Recorded information –
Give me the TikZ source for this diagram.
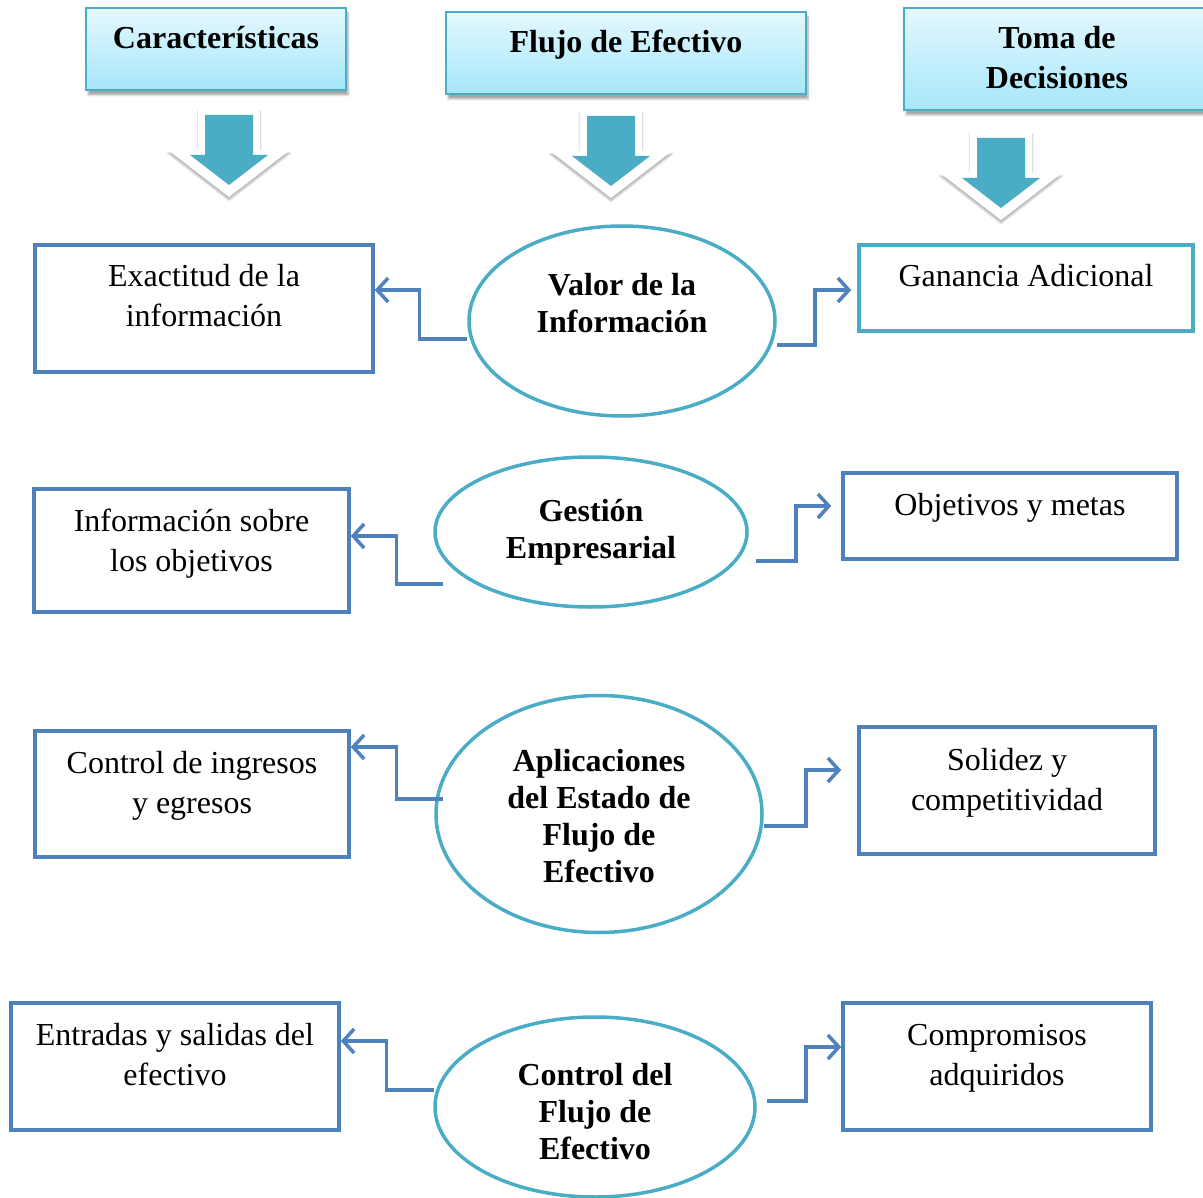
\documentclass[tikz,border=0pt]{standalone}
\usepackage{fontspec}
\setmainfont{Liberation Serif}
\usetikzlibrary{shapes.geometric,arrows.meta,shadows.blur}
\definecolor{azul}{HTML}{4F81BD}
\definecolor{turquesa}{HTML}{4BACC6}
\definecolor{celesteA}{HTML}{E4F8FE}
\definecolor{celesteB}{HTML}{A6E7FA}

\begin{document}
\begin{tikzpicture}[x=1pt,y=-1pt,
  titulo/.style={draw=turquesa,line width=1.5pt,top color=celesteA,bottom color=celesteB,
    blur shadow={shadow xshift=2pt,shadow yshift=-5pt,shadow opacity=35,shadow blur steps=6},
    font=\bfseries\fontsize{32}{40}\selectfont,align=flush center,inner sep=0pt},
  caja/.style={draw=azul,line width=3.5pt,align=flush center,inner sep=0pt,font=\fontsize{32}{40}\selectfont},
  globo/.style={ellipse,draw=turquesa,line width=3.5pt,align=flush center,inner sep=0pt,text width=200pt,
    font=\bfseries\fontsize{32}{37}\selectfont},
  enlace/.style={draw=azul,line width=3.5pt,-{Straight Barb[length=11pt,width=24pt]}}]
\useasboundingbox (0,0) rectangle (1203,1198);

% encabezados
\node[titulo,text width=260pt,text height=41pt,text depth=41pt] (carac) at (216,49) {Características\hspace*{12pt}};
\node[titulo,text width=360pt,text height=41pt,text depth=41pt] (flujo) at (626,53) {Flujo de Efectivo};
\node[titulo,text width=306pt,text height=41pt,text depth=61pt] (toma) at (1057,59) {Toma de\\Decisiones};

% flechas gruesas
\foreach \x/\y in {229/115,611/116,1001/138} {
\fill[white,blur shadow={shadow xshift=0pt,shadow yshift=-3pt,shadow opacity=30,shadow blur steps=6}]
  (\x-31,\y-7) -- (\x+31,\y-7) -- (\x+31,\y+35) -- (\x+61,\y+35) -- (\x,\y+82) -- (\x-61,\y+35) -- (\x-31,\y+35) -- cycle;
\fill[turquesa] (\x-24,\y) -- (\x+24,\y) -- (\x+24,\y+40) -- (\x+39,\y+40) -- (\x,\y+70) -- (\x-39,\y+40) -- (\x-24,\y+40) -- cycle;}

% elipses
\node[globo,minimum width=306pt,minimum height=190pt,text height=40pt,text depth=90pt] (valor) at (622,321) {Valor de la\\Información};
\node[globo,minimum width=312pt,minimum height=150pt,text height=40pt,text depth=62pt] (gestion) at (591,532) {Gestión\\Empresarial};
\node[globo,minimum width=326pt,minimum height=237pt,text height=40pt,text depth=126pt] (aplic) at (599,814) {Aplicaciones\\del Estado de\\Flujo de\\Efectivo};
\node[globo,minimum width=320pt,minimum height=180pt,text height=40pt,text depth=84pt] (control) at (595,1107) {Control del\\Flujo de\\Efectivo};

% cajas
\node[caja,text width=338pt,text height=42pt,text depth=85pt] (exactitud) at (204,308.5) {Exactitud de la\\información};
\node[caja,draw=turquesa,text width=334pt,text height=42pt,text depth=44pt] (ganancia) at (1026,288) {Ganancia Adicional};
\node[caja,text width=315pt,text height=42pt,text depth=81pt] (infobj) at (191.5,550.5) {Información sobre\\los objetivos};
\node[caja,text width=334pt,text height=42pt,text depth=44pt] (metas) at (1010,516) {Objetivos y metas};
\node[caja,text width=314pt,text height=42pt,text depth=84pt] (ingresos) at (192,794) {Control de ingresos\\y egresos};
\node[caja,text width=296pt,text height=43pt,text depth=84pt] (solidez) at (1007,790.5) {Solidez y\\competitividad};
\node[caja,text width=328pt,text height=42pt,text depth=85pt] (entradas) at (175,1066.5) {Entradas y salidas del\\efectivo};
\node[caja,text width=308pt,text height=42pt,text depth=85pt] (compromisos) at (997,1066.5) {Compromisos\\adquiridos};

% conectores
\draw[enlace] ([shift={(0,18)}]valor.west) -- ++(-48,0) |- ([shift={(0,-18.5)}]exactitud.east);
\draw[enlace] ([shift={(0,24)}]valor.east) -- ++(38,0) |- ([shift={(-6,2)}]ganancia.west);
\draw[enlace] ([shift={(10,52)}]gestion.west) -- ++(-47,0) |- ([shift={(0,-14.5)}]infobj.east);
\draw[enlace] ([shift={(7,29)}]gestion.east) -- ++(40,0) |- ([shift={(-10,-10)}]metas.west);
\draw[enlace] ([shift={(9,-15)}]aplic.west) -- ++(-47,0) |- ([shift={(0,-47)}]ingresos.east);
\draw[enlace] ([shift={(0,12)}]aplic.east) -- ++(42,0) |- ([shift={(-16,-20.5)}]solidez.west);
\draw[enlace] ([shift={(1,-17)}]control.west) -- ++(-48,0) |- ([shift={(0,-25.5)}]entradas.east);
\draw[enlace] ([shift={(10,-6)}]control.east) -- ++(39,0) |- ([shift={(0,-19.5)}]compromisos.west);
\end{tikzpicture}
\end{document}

Aim – Make an exact copy of the data, leaving its pictures out.

Response for this exercise –
Give me the TikZ source for this diagram.
\documentclass[tikz,border=0pt]{standalone}
\usepackage{fontspec}
\setmainfont{Liberation Serif}
\usetikzlibrary{shapes.geometric,arrows.meta,shadows.blur}
\definecolor{azul}{HTML}{4F81BD}
\definecolor{turquesa}{HTML}{4BACC6}
\definecolor{celesteA}{HTML}{E4F8FE}
\definecolor{celesteB}{HTML}{A6E7FA}

\begin{document}
\begin{tikzpicture}[x=1pt,y=-1pt,
  titulo/.style={draw=turquesa,line width=1.5pt,top color=celesteA,bottom color=celesteB,
    blur shadow={shadow xshift=2pt,shadow yshift=-5pt,shadow opacity=35,shadow blur steps=6},
    font=\bfseries\fontsize{32}{40}\selectfont,align=flush center,inner sep=0pt},
  caja/.style={draw=azul,line width=3.5pt,align=flush center,inner sep=0pt,font=\fontsize{32}{40}\selectfont},
  globo/.style={ellipse,draw=turquesa,line width=3.5pt,align=flush center,inner sep=0pt,text width=200pt,
    font=\bfseries\fontsize{32}{37}\selectfont},
  enlace/.style={draw=azul,line width=3.5pt,-{Straight Barb[length=11pt,width=24pt]}}]
\useasboundingbox (0,0) rectangle (1203,1198);

% encabezados
\node[titulo,text width=260pt,text height=41pt,text depth=41pt] (carac) at (216,49) {Características\hspace*{12pt}};
\node[titulo,text width=360pt,text height=41pt,text depth=41pt] (flujo) at (626,53) {Flujo de Efectivo};
\node[titulo,text width=306pt,text height=41pt,text depth=61pt] (toma) at (1057,59) {Toma de\\Decisiones};

% flechas gruesas
\foreach \x/\y in {229/115,611/116,1001/138} {
\fill[white,blur shadow={shadow xshift=0pt,shadow yshift=-3pt,shadow opacity=30,shadow blur steps=6}]
  (\x-31,\y-7) -- (\x+31,\y-7) -- (\x+31,\y+35) -- (\x+61,\y+35) -- (\x,\y+82) -- (\x-61,\y+35) -- (\x-31,\y+35) -- cycle;
\fill[turquesa] (\x-24,\y) -- (\x+24,\y) -- (\x+24,\y+40) -- (\x+39,\y+40) -- (\x,\y+70) -- (\x-39,\y+40) -- (\x-24,\y+40) -- cycle;}

% elipses
\node[globo,minimum width=306pt,minimum height=190pt,text height=40pt,text depth=90pt] (valor) at (622,321) {Valor de la\\Información};
\node[globo,minimum width=312pt,minimum height=150pt,text height=40pt,text depth=62pt] (gestion) at (591,532) {Gestión\\Empresarial};
\node[globo,minimum width=326pt,minimum height=237pt,text height=40pt,text depth=126pt] (aplic) at (599,814) {Aplicaciones\\del Estado de\\Flujo de\\Efectivo};
\node[globo,minimum width=320pt,minimum height=180pt,text height=40pt,text depth=84pt] (control) at (595,1107) {Control del\\Flujo de\\Efectivo};

% cajas
\node[caja,text width=338pt,text height=42pt,text depth=85pt] (exactitud) at (204,308.5) {Exactitud de la\\información};
\node[caja,draw=turquesa,text width=334pt,text height=42pt,text depth=44pt] (ganancia) at (1026,288) {Ganancia Adicional};
\node[caja,text width=315pt,text height=42pt,text depth=81pt] (infobj) at (191.5,550.5) {Información sobre\\los objetivos};
\node[caja,text width=334pt,text height=42pt,text depth=44pt] (metas) at (1010,516) {Objetivos y metas};
\node[caja,text width=314pt,text height=42pt,text depth=84pt] (ingresos) at (192,794) {Control de ingresos\\y egresos};
\node[caja,text width=296pt,text height=43pt,text depth=84pt] (solidez) at (1007,790.5) {Solidez y\\competitividad};
\node[caja,text width=328pt,text height=42pt,text depth=85pt] (entradas) at (175,1066.5) {Entradas y salidas del\\efectivo};
\node[caja,text width=308pt,text height=42pt,text depth=85pt] (compromisos) at (997,1066.5) {Compromisos\\adquiridos};

% conectores
\draw[enlace] ([shift={(0,18)}]valor.west) -- ++(-48,0) |- ([shift={(0,-18.5)}]exactitud.east);
\draw[enlace] ([shift={(0,24)}]valor.east) -- ++(38,0) |- ([shift={(-6,2)}]ganancia.west);
\draw[enlace] ([shift={(10,52)}]gestion.west) -- ++(-47,0) |- ([shift={(0,-14.5)}]infobj.east);
\draw[enlace] ([shift={(7,29)}]gestion.east) -- ++(40,0) |- ([shift={(-10,-10)}]metas.west);
\draw[enlace] ([shift={(9,-15)}]aplic.west) -- ++(-47,0) |- ([shift={(0,-47)}]ingresos.east);
\draw[enlace] ([shift={(0,12)}]aplic.east) -- ++(42,0) |- ([shift={(-16,-20.5)}]solidez.west);
\draw[enlace] ([shift={(1,-17)}]control.west) -- ++(-48,0) |- ([shift={(0,-25.5)}]entradas.east);
\draw[enlace] ([shift={(10,-6)}]control.east) -- ++(39,0) |- ([shift={(0,-19.5)}]compromisos.west);
\end{tikzpicture}
\end{document}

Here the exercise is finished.